_Task description_:
Begin with the first line below and retype each line exactly through the line containing "width=228pt,minimum height=120pt] (util)". Any pictures are to be left out.
** start Data **
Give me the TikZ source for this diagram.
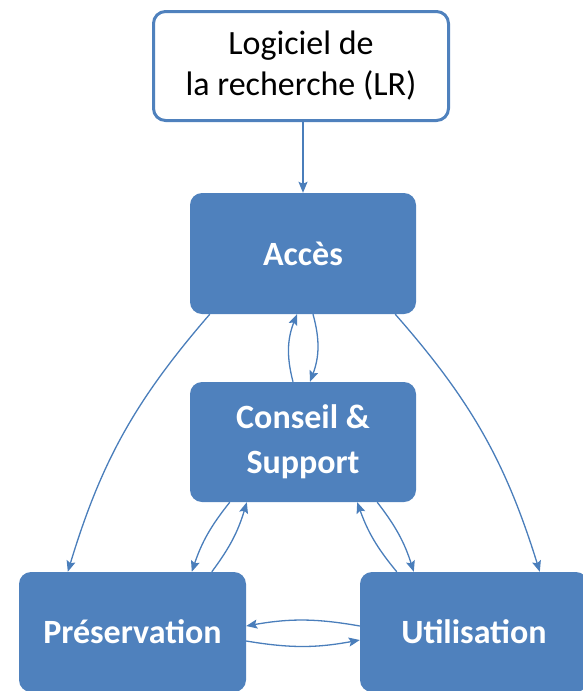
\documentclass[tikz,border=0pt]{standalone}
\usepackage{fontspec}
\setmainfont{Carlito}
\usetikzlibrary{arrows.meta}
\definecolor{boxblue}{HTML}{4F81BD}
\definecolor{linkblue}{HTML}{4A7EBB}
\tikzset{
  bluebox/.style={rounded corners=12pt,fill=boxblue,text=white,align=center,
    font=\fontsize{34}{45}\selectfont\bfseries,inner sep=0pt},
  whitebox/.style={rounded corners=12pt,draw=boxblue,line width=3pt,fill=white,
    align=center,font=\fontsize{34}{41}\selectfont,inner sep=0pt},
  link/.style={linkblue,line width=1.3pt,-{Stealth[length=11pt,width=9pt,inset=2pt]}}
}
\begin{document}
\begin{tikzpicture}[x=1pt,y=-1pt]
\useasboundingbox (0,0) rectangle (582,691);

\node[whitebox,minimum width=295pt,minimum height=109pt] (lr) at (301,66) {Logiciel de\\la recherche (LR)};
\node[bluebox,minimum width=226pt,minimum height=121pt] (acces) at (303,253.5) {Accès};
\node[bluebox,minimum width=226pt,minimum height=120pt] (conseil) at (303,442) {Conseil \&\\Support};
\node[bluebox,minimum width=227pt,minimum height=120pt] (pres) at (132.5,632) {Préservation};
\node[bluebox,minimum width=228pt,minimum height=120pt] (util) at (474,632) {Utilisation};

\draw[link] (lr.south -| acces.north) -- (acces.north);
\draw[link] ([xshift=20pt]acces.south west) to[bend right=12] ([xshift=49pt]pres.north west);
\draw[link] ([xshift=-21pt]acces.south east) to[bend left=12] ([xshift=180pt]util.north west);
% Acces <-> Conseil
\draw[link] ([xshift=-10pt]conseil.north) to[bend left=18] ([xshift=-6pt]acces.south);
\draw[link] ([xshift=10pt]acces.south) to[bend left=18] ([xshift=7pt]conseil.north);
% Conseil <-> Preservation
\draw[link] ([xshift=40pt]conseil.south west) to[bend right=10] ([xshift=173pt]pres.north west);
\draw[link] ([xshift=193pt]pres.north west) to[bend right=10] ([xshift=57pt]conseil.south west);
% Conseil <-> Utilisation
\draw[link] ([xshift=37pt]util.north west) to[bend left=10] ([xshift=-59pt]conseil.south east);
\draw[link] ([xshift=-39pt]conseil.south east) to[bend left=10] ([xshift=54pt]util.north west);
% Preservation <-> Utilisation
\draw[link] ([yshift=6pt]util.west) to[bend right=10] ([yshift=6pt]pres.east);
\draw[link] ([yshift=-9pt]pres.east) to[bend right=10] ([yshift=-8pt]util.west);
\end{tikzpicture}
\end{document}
** end Data **
_Final result_:
Give me the TikZ source for this diagram.
\documentclass[tikz,border=0pt]{standalone}
\usepackage{fontspec}
\setmainfont{Carlito}
\usetikzlibrary{arrows.meta}
\definecolor{boxblue}{HTML}{4F81BD}
\definecolor{linkblue}{HTML}{4A7EBB}
\tikzset{
  bluebox/.style={rounded corners=12pt,fill=boxblue,text=white,align=center,
    font=\fontsize{34}{45}\selectfont\bfseries,inner sep=0pt},
  whitebox/.style={rounded corners=12pt,draw=boxblue,line width=3pt,fill=white,
    align=center,font=\fontsize{34}{41}\selectfont,inner sep=0pt},
  link/.style={linkblue,line width=1.3pt,-{Stealth[length=11pt,width=9pt,inset=2pt]}}
}
\begin{document}
\begin{tikzpicture}[x=1pt,y=-1pt]
\useasboundingbox (0,0) rectangle (582,691);

\node[whitebox,minimum width=295pt,minimum height=109pt] (lr) at (301,66) {Logiciel de\\la recherche (LR)};
\node[bluebox,minimum width=226pt,minimum height=121pt] (acces) at (303,253.5) {Accès};
\node[bluebox,minimum width=226pt,minimum height=120pt] (conseil) at (303,442) {Conseil \&\\Support};
\node[bluebox,minimum width=227pt,minimum height=120pt] (pres) at (132.5,632) {Préservation};
\node[bluebox,minimum width=228pt,minimum height=120pt] (util) at (474,632) {Utilisation};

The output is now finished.